‘I need healthcare’: Gov. Gavin Newsom ducks questions about 2028
Gov. Gavin Newsom once again ducked questions about his plans for life after state service as he terms out of office at the end of this year and cannot run again.
He did not answer and gave a sheepish grin when asked by reporters if he planned to run for president in 2028 after presenting his final May revised budget proposal on Thursday.
“I need healthcare. I worry about that,” Newsom said of his potential job prospects. Like his predecessor Gov. Jerry Brown, Newsom intends to leave Sacramento with a balanced budget; his is largely contingent upon revenues from artificial intelligence companies.
The outgoing governor has long been floated as a potential presidential candidate dating back to 2004, when he made his first national headlines as San Francisco mayor for flouting state law and then-President George W. Bush by issuing marriage licenses to same-sex couples. The “Winter of Love” lasted for a month before the California Supreme Court intervened.

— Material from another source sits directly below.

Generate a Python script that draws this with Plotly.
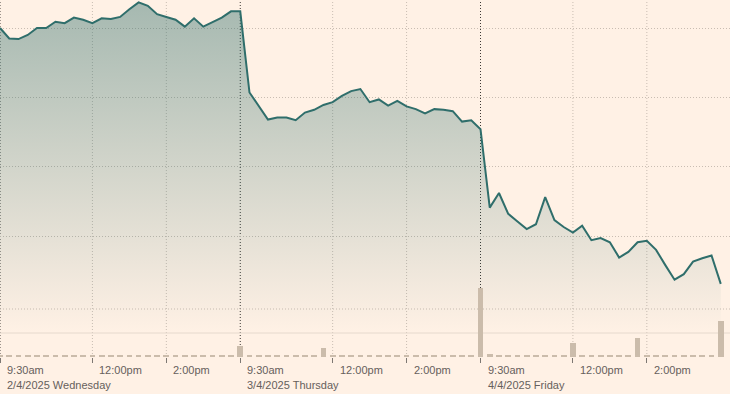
import plotly.graph_objects as go

# ---------------- data ----------------
day_labels = ["2/4/2025 Wednesday", "3/4/2025 Thursday", "4/4/2025 Friday"]
time_labels = ["9:30am", "12:00pm", "2:00pm"]
time_label_minutes = [0, 150, 270]          # minutes after 9:30 open
session_minutes = 390                         # 9:30am - 4:00pm
step_minutes = 15

# 15-minute closing prices
price_day1 = [18.00, 17.85, 17.84, 17.90, 18.00, 18.00, 18.09, 18.07, 18.15, 18.12,
              18.07, 18.14, 18.13, 18.16, 18.27, 18.37, 18.32, 18.20, 18.16, 18.12,
              18.02, 18.14, 18.02, 18.08, 18.15, 18.24, 18.24]
price_day2 = [17.07, 16.87, 16.68, 16.71, 16.71, 16.67, 16.78, 16.82, 16.89, 16.93,
              17.02, 17.09, 17.12, 16.93, 16.97, 16.88, 16.95, 16.87, 16.83, 16.77,
              16.83, 16.82, 16.80, 16.65, 16.67, 16.54]
price_day3 = [15.41, 15.62, 15.32, 15.21, 15.10, 15.17, 15.56, 15.23, 15.13, 15.05,
              15.15, 14.94, 14.97, 14.91, 14.69, 14.77, 14.91, 14.93, 14.80, 14.58,
              14.37, 14.45, 14.63, 14.68, 14.72, 14.31]

# 15-minute volumes (millions)
volume_day1 = [0.2] * 26 + [1.1]
volume_day2 = [0.25, 0.2, 0.2, 0.2, 0.2, 0.2, 0.2, 0.2, 0.9, 0.2,
               0.2, 0.2, 0.2, 0.2, 0.2, 0.2, 0.2, 0.2, 0.2, 0.2,
               0.2, 0.2, 0.2, 0.2, 0.2, 6.9]
volume_day3 = [0.3, 0.2, 0.2, 0.2, 0.2, 0.2, 0.2, 0.2, 0.2, 1.4,
               0.2, 0.2, 0.2, 0.2, 0.2, 0.2, 1.9, 0.2, 0.2, 0.2,
               0.2, 0.2, 0.2, 0.2, 0.2, 3.6]

# ---------------- build ----------------
x_day1 = [i * step_minutes for i in range(len(price_day1))]
x_day2 = [session_minutes + (i + 1) * step_minutes for i in range(len(price_day2))]
x_day3 = [2 * session_minutes + (i + 1) * step_minutes for i in range(len(price_day3))]
xs = x_day1 + x_day2 + x_day3
prices = price_day1 + price_day2 + price_day3
volumes = volume_day1 + volume_day2 + volume_day3

BG = "#fff1e5"
LINE = "#2f6e6b"
TEXT = "#66605c"
GRID = "#c9bdb2"
DOT = "1px,2px"

fig = go.Figure()

fig.add_trace(go.Bar(
    x=xs, y=volumes, yaxis="y2", width=step_minutes * 0.62,
    marker=dict(color="#cbbcab", line=dict(width=0)),
    hoverinfo="skip", showlegend=False,
))

fig.add_trace(go.Scatter(
    x=xs, y=prices, mode="lines",
    line=dict(color=LINE, width=2),
    fill="tozeroy",
    fillgradient=dict(
        type="vertical",
        colorscale=[[0, "rgba(47,110,107,0)"], [1, "rgba(47,110,107,0.43)"]],
        start=13.6, stop=18.37,
    ),
    showlegend=False,
))

shapes = []
for d in range(len(day_labels)):
    # light dotted vertical gridlines at 12:00pm / 2:00pm
    for m in time_label_minutes[1:]:
        shapes.append(dict(type="line", xref="x", yref="paper",
                           x0=d * session_minutes + m, x1=d * session_minutes + m,
                           y0=0, y1=1, layer="below",
                           line=dict(color=GRID, width=1, dash=DOT)))
    # dark dotted day separators
    shapes.append(dict(type="line", xref="x", yref="paper",
                       x0=d * session_minutes, x1=d * session_minutes,
                       y0=0, y1=1, layer="below",
                       line=dict(color="#3d3935", width=1, dash=DOT)))
# lower horizontal guides (volume panel)
shapes.append(dict(type="line", xref="paper", yref="y2", x0=0, x1=1, y0=4.8, y1=4.8,
                   layer="below", line=dict(color=GRID, width=1, dash=DOT)))
shapes.append(dict(type="line", xref="paper", yref="y2", x0=0, x1=1, y0=2.4, y1=2.4,
                   layer="below", line=dict(color="#e6d9cd", width=1)))

annotations = []
for d, lab in enumerate(day_labels):
    for t, m in zip(time_labels, time_label_minutes):
        annotations.append(dict(x=d * session_minutes + m, y=0, xref="x", yref="paper",
                                text=t, showarrow=False, xanchor="left", yanchor="middle",
                                xshift=5, yshift=-13,
                                font=dict(family="Liberation Sans, Arial", size=11, color=TEXT)))
    annotations.append(dict(x=d * session_minutes, y=0, xref="x", yref="paper",
                            text=lab, showarrow=False, xanchor="left", yanchor="middle",
                            xshift=5, yshift=-27.5,
                            font=dict(family="Liberation Sans, Arial", size=11, color=TEXT)))

tick_positions = [d * session_minutes + m for d in range(len(day_labels)) for m in time_label_minutes]

fig.update_layout(
    width=730, height=394,
    margin=dict(l=0, r=0, t=0, b=37),
    paper_bgcolor=BG, plot_bgcolor=BG,
    xaxis=dict(range=[0, 1185], showgrid=False, zeroline=False, showline=False,
               tickmode="array", tickvals=tick_positions, ticks="outside",
               ticklen=5, tickwidth=1, tickcolor="#7d7873", showticklabels=False),
    yaxis=dict(range=[13.255, 18.404], tickmode="array", tickvals=[15, 16, 17, 18],
               showticklabels=False, showgrid=True, gridcolor=GRID,
               griddash=DOT, gridwidth=1, zeroline=False, showline=False),
    yaxis2=dict(range=[0, 35.7], overlaying="y", showgrid=False, showticklabels=False,
                zeroline=False, showline=False),
    shapes=shapes, annotations=annotations,
    bargap=0,
)

fig.write_html("out.html")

Newsom will leave public sector employment on Jan. 4, 2027 for the first time since 1996, when he entered San Francisco politics as president of the city Parking and Traffic Commission. In the last year, he has sought to reintroduce himself nationally by publishing a memoir, visiting battleground political states, and championing a partisan redistricting effort to break the GOP’s congressional majority.
He has refused to endorse a successor in the ongoing governor’s race. On Thursday, he alluded to behind-the-scenes conversations with state party leaders, saying “we’re going to do everything to make sure” two Republicans don’t advance out of the June 2 primary in which the top two vote-getters will advance to the general election.
California voters have not elected a Republican governor since Arnold Schwarzenegger won reelection in 2006. And Democrats have held a legislative supermajority for nearly a decade.
“I don’t anticipate this to be the case, but there is a break-the-glass scenario” in case a Republican victory seems likely, Newsom said. “There are many people that have a deep understanding of what it would look like if Democrats were locked out.”